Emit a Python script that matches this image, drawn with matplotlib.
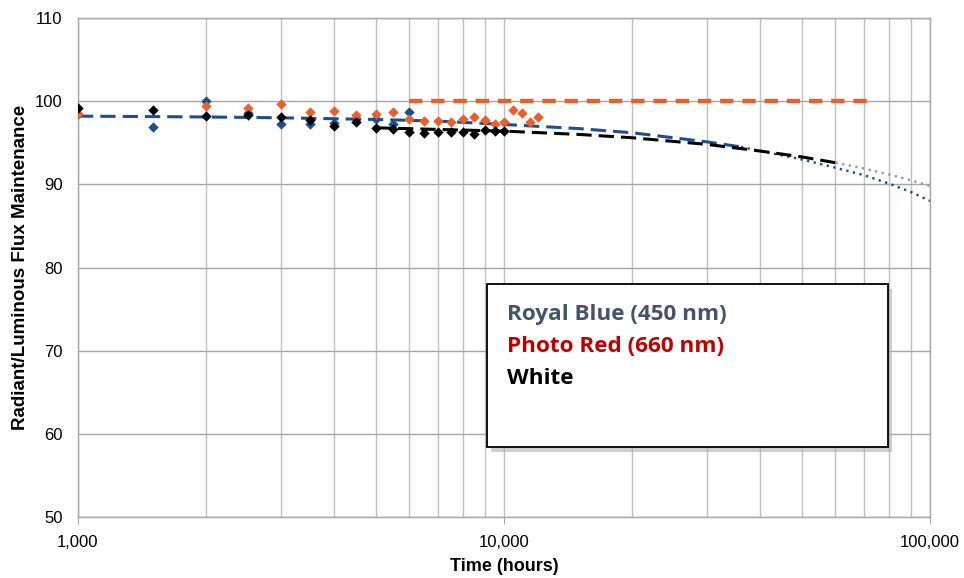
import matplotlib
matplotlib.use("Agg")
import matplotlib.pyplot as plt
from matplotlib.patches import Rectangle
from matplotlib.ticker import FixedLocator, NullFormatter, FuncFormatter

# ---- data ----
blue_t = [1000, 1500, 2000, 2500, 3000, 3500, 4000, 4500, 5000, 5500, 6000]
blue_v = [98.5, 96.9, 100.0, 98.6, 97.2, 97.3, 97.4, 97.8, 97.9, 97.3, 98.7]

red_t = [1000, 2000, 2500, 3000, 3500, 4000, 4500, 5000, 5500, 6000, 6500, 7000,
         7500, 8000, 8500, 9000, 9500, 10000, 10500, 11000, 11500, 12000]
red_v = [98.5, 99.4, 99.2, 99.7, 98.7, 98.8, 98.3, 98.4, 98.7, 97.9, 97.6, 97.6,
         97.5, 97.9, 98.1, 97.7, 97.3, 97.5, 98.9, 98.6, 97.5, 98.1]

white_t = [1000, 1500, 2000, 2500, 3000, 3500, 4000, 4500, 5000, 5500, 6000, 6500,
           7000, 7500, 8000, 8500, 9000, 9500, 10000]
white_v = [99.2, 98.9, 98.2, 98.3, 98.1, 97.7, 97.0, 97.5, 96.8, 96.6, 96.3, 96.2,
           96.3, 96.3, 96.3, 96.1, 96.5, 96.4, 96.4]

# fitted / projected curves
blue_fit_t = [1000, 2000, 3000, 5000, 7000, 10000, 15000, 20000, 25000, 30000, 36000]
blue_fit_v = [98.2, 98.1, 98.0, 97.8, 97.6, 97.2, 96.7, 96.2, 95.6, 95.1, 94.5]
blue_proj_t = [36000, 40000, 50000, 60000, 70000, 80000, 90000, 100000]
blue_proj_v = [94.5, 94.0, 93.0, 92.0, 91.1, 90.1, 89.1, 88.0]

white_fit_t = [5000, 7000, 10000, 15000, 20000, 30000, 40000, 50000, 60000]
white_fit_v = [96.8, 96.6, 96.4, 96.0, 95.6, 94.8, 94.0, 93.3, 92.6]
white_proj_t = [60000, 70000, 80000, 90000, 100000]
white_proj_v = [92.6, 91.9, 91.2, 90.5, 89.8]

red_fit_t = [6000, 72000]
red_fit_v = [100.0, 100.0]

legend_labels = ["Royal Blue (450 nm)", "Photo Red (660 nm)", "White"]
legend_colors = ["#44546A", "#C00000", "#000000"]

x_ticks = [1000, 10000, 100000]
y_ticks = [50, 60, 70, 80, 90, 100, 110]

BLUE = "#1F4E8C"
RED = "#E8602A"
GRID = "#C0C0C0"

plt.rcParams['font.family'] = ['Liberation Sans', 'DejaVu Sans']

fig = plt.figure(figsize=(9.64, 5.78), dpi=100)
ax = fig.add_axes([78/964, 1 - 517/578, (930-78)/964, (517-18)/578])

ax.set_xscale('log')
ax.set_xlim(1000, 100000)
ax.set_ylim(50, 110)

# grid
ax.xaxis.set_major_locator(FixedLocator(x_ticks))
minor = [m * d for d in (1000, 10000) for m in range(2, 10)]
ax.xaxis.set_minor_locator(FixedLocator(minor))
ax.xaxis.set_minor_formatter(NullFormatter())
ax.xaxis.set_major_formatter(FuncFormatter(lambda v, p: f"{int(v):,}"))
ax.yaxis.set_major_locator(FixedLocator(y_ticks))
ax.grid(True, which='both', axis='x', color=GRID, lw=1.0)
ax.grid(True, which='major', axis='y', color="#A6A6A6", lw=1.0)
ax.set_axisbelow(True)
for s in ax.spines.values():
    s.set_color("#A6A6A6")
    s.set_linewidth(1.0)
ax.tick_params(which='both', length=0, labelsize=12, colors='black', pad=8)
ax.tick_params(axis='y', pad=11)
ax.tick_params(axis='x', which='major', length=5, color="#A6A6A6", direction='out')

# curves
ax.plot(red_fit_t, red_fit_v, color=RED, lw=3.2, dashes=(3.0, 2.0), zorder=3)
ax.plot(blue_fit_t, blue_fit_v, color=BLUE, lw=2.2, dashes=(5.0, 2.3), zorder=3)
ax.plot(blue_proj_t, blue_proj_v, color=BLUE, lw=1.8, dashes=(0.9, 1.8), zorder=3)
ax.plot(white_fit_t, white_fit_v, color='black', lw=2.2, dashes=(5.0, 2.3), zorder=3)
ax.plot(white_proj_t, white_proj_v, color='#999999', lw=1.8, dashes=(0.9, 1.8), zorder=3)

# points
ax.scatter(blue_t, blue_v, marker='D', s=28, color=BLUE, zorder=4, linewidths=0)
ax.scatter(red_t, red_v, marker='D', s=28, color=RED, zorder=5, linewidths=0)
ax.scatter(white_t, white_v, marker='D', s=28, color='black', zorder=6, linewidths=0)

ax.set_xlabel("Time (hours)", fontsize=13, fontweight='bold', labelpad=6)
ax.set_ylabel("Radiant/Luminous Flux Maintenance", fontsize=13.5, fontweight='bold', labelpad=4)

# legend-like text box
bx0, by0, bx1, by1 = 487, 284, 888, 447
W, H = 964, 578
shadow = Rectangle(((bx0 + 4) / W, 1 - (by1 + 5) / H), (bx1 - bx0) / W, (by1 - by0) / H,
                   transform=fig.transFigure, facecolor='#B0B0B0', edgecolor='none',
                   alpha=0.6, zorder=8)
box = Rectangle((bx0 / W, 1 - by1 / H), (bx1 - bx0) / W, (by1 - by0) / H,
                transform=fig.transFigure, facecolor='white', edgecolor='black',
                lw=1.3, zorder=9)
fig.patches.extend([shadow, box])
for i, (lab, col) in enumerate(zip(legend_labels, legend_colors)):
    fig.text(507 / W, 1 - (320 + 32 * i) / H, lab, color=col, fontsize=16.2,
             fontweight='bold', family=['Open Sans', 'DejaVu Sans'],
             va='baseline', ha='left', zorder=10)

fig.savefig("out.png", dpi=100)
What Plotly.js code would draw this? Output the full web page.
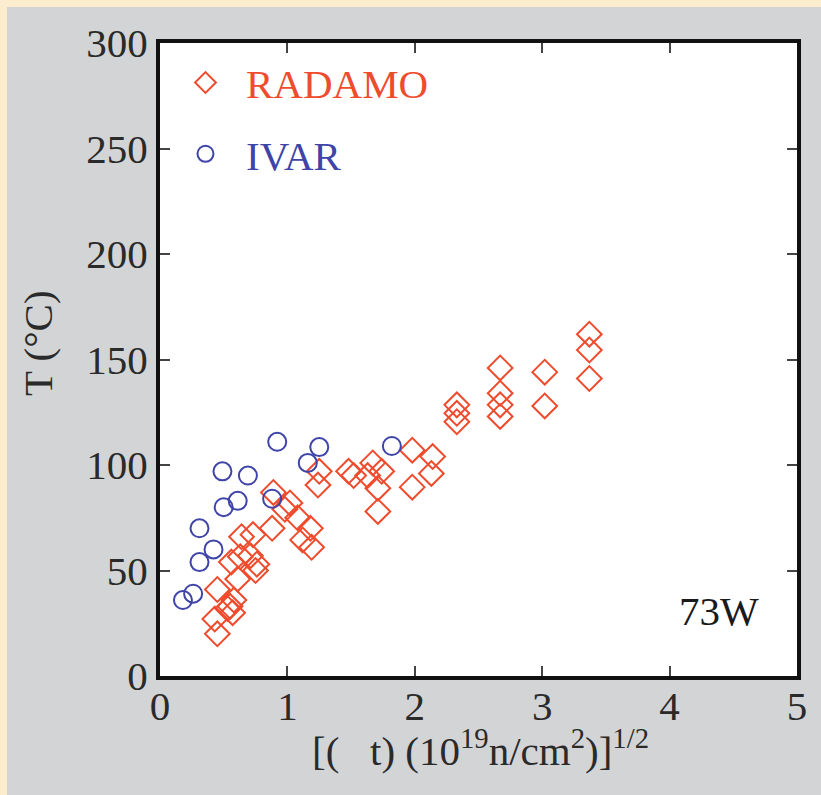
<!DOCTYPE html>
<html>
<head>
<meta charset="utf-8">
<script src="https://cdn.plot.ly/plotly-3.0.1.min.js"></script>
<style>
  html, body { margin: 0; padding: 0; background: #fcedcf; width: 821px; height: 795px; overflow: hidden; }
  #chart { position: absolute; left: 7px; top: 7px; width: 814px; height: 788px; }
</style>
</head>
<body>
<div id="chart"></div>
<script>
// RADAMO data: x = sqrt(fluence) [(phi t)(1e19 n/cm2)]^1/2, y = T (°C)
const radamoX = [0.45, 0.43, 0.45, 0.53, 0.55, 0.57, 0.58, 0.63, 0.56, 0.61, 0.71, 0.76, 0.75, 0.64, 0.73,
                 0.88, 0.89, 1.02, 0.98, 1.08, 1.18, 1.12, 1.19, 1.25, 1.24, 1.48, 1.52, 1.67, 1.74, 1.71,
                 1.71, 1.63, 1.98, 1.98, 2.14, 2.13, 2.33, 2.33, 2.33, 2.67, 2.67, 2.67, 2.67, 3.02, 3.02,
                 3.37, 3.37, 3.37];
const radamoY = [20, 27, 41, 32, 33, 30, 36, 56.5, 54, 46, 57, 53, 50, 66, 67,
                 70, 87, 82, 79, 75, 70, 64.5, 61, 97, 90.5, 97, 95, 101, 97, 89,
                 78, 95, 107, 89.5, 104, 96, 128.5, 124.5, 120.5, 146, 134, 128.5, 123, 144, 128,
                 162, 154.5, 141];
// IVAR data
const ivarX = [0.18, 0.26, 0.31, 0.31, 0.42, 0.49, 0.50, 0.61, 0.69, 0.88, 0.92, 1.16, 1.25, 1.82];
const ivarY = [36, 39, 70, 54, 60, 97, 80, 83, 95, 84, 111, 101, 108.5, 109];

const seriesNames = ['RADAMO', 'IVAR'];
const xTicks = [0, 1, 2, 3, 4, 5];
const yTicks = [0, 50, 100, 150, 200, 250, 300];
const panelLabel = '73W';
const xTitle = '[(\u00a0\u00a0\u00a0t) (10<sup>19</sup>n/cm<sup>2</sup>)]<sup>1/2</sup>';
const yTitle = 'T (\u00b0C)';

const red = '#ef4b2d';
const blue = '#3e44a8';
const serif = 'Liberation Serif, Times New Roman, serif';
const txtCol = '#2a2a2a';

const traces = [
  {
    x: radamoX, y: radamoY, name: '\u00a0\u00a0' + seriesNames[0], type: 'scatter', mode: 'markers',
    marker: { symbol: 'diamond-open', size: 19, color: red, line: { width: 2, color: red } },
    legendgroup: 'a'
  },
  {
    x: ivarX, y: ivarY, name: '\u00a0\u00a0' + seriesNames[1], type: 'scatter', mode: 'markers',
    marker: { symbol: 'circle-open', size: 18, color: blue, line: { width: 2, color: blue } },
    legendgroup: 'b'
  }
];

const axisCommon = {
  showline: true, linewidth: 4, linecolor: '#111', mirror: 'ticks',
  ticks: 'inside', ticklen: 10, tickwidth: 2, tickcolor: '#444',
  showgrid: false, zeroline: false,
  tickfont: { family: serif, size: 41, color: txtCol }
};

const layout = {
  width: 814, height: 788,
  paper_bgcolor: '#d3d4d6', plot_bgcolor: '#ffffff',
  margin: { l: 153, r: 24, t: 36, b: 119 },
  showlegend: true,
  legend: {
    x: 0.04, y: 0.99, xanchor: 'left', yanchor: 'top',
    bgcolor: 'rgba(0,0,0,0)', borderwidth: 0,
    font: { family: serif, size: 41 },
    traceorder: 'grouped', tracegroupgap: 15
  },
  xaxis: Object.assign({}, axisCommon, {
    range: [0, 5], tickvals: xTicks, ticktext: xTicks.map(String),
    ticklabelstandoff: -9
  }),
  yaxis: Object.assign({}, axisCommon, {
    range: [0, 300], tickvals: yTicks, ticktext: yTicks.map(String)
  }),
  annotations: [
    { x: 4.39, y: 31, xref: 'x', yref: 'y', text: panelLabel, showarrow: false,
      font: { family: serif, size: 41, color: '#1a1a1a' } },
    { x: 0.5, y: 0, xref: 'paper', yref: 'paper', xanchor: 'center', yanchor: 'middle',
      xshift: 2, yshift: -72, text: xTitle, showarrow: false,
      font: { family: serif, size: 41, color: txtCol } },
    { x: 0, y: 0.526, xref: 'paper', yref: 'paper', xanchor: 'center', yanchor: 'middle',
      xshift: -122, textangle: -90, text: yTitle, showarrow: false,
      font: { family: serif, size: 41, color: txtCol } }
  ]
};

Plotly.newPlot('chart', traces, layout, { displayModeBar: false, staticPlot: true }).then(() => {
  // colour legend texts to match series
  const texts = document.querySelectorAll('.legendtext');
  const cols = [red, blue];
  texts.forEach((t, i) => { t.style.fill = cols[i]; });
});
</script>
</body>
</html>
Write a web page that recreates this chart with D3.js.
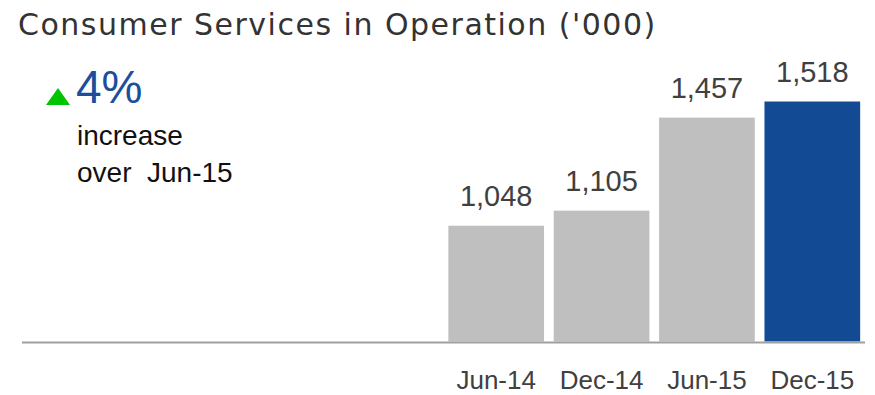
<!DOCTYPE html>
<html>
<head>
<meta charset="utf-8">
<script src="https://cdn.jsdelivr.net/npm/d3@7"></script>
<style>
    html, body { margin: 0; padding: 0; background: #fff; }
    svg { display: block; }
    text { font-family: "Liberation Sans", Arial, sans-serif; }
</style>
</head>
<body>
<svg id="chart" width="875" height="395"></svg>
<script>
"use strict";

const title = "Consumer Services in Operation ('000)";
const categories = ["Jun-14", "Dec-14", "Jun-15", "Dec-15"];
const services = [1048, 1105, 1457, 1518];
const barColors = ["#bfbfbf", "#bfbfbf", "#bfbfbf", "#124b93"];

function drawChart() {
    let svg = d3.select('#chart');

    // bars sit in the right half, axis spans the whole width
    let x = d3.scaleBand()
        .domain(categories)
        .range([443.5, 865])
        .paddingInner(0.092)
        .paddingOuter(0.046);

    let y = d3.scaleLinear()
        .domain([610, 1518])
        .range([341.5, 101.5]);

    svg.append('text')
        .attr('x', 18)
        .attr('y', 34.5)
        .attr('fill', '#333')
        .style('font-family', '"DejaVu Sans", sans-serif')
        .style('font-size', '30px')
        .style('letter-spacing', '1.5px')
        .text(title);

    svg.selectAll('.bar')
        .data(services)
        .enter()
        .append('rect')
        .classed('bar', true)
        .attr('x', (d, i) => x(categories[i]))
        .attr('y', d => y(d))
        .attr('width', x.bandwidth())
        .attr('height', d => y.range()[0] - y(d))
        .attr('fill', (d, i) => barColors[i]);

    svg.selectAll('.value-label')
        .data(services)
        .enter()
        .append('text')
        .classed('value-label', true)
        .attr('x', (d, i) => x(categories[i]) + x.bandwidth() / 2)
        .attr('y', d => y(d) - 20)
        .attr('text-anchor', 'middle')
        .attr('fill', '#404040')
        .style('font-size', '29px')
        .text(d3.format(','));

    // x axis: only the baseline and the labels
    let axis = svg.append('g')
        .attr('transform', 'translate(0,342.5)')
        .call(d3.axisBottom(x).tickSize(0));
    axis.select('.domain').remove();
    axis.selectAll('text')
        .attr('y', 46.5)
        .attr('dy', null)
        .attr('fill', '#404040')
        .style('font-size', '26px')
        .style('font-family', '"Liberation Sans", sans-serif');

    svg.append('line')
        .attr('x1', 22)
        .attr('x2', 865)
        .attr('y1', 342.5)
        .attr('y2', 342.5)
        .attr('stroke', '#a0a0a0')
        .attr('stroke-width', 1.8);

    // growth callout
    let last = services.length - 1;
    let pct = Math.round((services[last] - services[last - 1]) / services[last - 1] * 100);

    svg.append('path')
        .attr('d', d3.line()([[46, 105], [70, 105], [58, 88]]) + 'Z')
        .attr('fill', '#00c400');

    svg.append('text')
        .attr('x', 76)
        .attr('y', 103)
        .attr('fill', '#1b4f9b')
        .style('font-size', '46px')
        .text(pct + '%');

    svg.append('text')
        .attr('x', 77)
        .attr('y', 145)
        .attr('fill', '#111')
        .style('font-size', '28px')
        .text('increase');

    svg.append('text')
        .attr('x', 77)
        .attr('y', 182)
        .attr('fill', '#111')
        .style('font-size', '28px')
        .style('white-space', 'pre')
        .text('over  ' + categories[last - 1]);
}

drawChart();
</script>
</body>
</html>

> _PROBLEM DETAILS_
Write out the lines running from the one that contains "Write a web" through the one that contains "let svg = d3.select('#chart');", ends included, and nothing else. Pictures stay out of the copy.

> _EXERCISE SOLUTION_
Write a web page that recreates this chart with D3.js.
<!DOCTYPE html>
<html>
<head>
<meta charset="utf-8">
<script src="https://cdn.jsdelivr.net/npm/d3@7"></script>
<style>
    html, body { margin: 0; padding: 0; background: #fff; }
    svg { display: block; }
    text { font-family: "Liberation Sans", Arial, sans-serif; }
</style>
</head>
<body>
<svg id="chart" width="875" height="395"></svg>
<script>
"use strict";

const title = "Consumer Services in Operation ('000)";
const categories = ["Jun-14", "Dec-14", "Jun-15", "Dec-15"];
const services = [1048, 1105, 1457, 1518];
const barColors = ["#bfbfbf", "#bfbfbf", "#bfbfbf", "#124b93"];

function drawChart() {
    let svg = d3.select('#chart');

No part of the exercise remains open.